● **INSTRUCTIONS TO FOLLOW**:
Your task is to reproduce, verbatim and without pictures, the lines from the opening of the listing through the line containing "const xTickValues = [0, 20, 40, 60, 80, 100, 120, 140];".

● **ROWS**:

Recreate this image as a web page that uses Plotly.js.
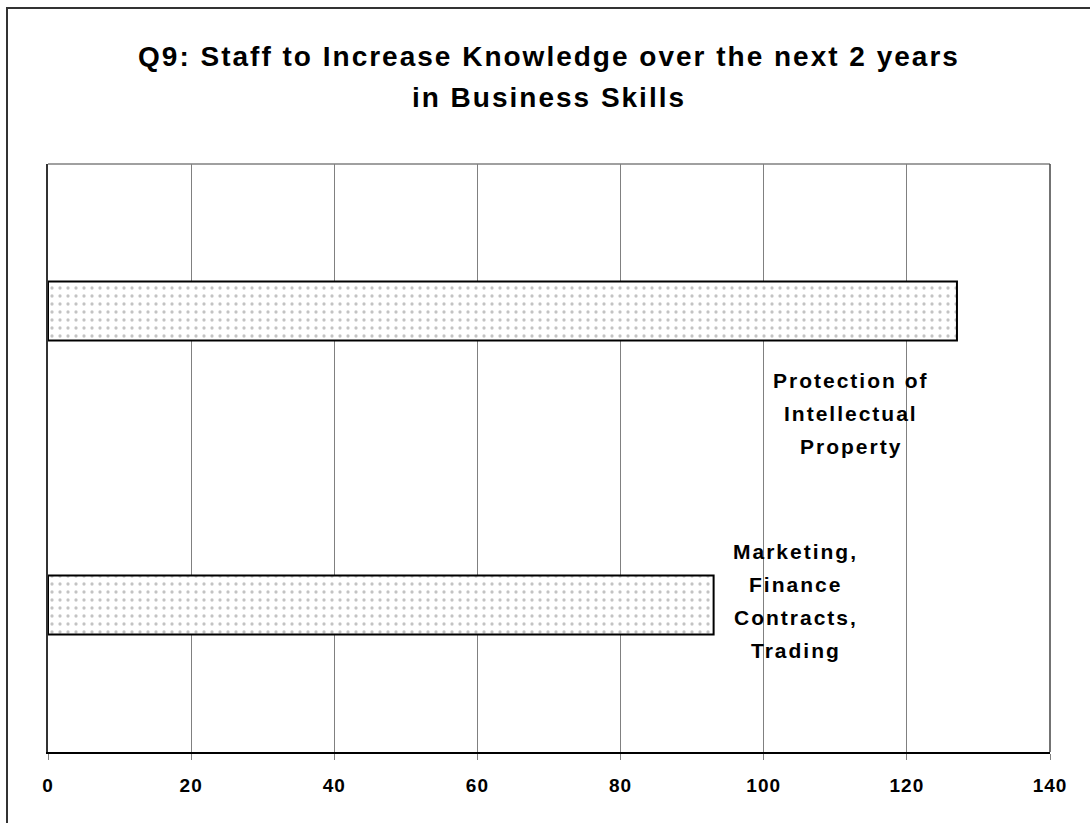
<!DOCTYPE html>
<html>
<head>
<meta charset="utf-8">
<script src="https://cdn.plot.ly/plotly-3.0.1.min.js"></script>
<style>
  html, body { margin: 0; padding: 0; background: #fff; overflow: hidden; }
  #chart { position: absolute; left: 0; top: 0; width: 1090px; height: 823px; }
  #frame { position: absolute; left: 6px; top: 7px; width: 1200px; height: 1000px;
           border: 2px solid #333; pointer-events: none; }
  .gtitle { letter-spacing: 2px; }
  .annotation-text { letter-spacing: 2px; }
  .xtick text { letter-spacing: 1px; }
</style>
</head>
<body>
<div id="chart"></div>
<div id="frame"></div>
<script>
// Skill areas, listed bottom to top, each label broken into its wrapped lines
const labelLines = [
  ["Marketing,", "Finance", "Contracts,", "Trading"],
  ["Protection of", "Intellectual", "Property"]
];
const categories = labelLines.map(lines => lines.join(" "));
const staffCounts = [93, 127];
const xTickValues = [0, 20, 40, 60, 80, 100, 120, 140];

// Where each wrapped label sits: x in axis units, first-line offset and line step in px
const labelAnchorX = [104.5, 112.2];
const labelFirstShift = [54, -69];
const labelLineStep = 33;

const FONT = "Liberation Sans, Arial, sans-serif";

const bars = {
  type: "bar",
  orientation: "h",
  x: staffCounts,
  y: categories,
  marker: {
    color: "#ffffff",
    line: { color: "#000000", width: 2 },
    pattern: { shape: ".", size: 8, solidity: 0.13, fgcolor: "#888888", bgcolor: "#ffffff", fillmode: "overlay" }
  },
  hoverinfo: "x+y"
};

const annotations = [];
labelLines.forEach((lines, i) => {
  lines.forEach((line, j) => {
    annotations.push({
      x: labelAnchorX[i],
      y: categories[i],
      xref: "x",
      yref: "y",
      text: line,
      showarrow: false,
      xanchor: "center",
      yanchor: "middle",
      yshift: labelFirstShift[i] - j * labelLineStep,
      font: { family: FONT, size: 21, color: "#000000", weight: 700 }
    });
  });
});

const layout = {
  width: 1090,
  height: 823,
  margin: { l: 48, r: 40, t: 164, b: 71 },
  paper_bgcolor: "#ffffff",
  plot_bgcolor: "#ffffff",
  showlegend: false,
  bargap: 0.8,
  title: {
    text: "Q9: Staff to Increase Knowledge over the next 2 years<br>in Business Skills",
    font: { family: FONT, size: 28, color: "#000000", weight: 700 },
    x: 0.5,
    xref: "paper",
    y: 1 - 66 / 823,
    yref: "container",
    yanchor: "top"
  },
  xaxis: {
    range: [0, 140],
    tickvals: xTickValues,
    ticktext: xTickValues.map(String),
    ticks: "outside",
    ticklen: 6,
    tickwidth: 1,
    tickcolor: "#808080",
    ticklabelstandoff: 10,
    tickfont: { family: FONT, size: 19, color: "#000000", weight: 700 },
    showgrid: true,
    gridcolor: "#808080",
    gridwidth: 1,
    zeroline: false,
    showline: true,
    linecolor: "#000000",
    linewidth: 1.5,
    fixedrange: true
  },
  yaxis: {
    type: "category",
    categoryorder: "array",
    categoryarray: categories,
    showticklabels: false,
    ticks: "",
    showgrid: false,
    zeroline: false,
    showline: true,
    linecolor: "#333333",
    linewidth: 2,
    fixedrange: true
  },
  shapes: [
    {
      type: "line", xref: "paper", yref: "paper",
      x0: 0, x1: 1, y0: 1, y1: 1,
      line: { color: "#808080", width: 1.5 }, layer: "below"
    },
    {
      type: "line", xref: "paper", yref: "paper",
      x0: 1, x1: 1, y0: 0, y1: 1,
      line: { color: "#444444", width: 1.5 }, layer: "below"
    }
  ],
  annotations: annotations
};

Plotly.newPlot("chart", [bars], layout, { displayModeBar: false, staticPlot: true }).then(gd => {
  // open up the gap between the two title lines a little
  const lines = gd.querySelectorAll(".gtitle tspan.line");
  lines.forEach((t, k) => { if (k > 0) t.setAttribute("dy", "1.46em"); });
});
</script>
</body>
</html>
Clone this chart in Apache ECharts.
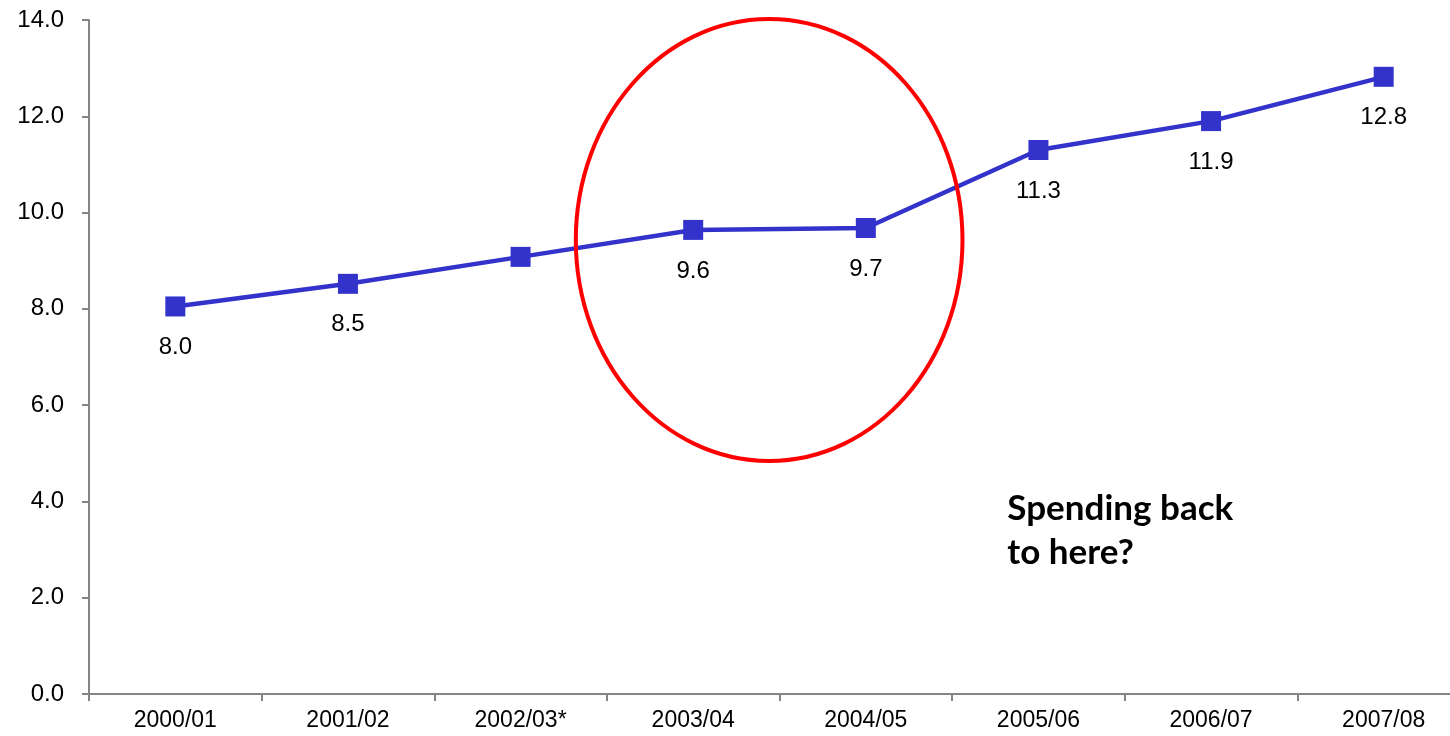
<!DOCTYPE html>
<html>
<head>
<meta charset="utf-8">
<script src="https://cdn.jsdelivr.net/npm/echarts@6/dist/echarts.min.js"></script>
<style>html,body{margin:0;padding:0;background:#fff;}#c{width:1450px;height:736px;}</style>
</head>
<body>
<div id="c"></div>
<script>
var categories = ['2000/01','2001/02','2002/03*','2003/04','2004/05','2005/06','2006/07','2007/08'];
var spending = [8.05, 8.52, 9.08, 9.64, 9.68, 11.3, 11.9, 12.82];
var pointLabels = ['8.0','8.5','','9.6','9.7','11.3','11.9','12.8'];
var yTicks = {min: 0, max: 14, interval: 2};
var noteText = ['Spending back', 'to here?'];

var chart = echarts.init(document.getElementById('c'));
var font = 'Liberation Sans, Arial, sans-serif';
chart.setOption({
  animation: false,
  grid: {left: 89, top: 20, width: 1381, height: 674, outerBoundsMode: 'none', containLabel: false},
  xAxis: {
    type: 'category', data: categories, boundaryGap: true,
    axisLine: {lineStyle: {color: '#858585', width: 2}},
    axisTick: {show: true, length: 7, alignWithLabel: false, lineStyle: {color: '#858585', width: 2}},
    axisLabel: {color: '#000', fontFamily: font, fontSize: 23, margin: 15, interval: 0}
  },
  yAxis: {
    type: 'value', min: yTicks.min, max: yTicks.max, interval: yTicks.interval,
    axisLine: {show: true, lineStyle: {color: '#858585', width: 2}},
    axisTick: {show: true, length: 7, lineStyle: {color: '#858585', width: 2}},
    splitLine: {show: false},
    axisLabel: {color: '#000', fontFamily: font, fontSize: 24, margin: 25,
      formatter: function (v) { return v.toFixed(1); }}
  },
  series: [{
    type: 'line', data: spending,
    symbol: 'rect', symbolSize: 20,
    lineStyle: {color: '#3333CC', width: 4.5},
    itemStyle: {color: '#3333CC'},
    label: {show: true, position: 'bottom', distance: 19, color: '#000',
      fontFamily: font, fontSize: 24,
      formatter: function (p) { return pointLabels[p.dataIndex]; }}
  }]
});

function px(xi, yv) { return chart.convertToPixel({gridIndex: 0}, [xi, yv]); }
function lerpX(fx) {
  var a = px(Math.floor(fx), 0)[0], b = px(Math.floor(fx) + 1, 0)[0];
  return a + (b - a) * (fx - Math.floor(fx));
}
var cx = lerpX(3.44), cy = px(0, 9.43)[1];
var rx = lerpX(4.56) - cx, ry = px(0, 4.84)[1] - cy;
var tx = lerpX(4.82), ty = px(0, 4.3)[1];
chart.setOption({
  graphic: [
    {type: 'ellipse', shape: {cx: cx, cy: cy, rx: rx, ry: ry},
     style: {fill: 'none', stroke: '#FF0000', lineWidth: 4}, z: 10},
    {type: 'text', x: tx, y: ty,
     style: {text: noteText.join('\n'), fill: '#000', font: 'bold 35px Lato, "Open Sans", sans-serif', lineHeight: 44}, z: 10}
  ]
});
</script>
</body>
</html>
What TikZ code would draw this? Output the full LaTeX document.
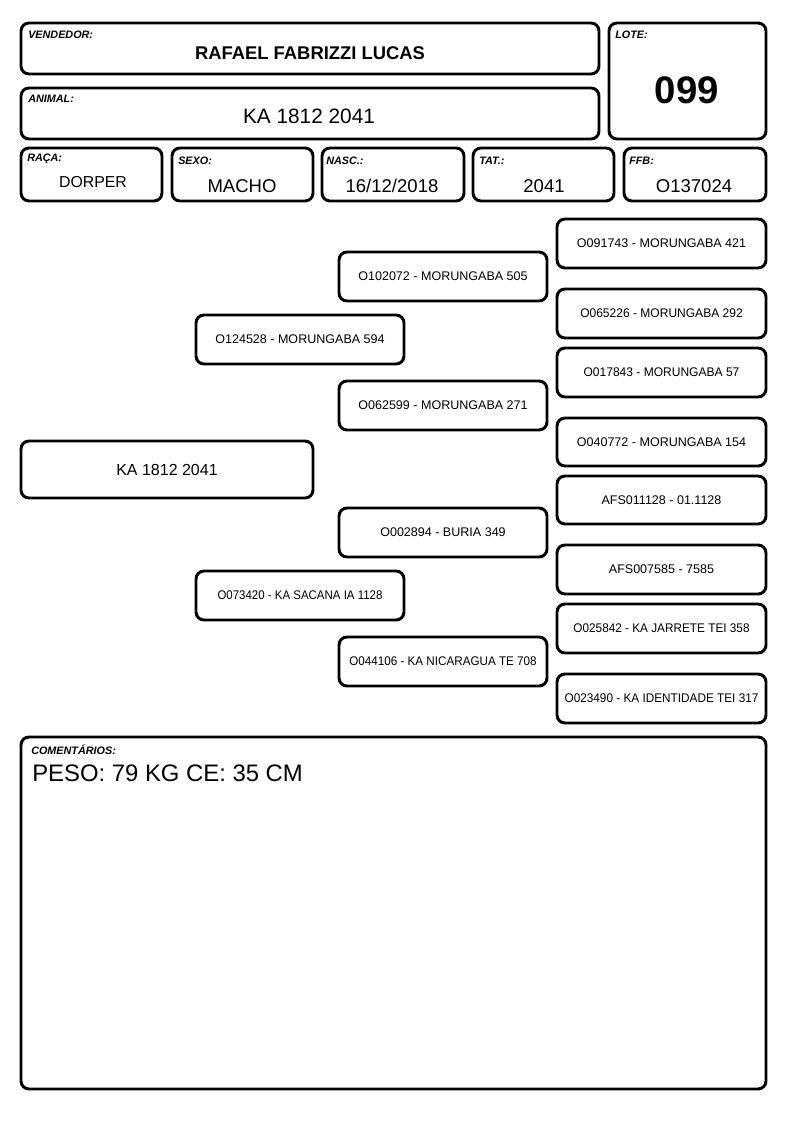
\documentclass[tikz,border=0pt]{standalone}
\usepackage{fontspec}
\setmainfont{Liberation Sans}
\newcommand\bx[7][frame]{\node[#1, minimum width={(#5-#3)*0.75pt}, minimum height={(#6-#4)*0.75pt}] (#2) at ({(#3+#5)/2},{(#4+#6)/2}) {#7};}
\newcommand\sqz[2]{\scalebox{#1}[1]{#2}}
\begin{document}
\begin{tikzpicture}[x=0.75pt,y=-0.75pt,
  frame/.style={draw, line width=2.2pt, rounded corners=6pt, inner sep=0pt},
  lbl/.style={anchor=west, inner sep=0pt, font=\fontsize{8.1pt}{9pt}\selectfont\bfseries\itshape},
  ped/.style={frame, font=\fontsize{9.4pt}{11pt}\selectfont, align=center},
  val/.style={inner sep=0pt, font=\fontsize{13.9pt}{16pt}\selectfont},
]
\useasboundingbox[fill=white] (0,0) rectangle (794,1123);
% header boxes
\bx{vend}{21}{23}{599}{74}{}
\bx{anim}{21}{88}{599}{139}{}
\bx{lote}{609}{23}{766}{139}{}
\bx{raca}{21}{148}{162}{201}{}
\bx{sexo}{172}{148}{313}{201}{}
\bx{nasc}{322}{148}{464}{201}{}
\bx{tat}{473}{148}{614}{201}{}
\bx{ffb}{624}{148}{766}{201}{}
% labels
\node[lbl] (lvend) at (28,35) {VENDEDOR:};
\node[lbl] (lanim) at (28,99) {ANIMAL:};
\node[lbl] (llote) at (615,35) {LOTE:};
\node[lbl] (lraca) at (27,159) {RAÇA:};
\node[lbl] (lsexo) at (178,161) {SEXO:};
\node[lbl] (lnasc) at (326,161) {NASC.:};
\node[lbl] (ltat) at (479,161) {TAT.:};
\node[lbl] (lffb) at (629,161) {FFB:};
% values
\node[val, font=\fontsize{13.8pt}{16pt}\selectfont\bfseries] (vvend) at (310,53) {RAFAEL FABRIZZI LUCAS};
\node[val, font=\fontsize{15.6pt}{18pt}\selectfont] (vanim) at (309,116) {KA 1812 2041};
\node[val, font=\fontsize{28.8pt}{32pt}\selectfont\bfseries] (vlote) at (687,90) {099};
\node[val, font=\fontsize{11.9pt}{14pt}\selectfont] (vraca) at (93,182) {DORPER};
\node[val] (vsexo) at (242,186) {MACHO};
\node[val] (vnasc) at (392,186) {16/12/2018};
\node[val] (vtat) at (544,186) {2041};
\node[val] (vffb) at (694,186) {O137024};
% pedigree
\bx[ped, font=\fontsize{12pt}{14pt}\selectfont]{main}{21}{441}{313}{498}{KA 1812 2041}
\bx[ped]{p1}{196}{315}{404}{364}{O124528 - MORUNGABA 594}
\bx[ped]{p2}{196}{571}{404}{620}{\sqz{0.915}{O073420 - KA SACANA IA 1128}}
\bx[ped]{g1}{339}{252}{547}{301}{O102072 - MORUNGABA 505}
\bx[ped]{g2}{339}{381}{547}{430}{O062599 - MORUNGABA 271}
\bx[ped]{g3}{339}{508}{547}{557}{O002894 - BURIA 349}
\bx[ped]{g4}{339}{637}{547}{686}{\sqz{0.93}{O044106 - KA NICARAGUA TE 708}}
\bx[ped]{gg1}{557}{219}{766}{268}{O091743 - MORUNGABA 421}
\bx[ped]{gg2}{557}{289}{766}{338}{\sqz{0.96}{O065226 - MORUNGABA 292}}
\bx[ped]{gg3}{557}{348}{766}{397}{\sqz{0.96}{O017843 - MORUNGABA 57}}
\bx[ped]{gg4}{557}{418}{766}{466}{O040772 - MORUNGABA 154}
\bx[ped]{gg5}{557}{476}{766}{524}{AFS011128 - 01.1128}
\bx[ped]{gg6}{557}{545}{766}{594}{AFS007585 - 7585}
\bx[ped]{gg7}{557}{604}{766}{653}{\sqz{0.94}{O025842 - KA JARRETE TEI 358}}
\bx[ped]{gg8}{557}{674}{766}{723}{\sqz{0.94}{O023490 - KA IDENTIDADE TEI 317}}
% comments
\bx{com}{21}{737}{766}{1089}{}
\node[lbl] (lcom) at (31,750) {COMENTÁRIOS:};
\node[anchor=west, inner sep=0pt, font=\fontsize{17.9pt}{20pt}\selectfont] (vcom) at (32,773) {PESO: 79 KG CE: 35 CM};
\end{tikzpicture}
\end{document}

● **ANSWER BELOW**:
Recreate this image as a web page that uses Plotly.js.
<!DOCTYPE html>
<html>
<head>
<meta charset="utf-8">
<script src="https://cdn.plot.ly/plotly-3.0.1.min.js"></script>
<style>
  html, body { margin: 0; padding: 0; background: #fff; overflow: hidden; }
  #chart { position: absolute; left: 0; top: 0; width: 1090px; height: 823px; }
  #frame { position: absolute; left: 6px; top: 7px; width: 1200px; height: 1000px;
           border: 2px solid #333; pointer-events: none; }
  .gtitle { letter-spacing: 2px; }
  .annotation-text { letter-spacing: 2px; }
  .xtick text { letter-spacing: 1px; }
</style>
</head>
<body>
<div id="chart"></div>
<div id="frame"></div>
<script>
// Skill areas, listed bottom to top, each label broken into its wrapped lines
const labelLines = [
  ["Marketing,", "Finance", "Contracts,", "Trading"],
  ["Protection of", "Intellectual", "Property"]
];
const categories = labelLines.map(lines => lines.join(" "));
const staffCounts = [93, 127];
const xTickValues = [0, 20, 40, 60, 80, 100, 120, 140];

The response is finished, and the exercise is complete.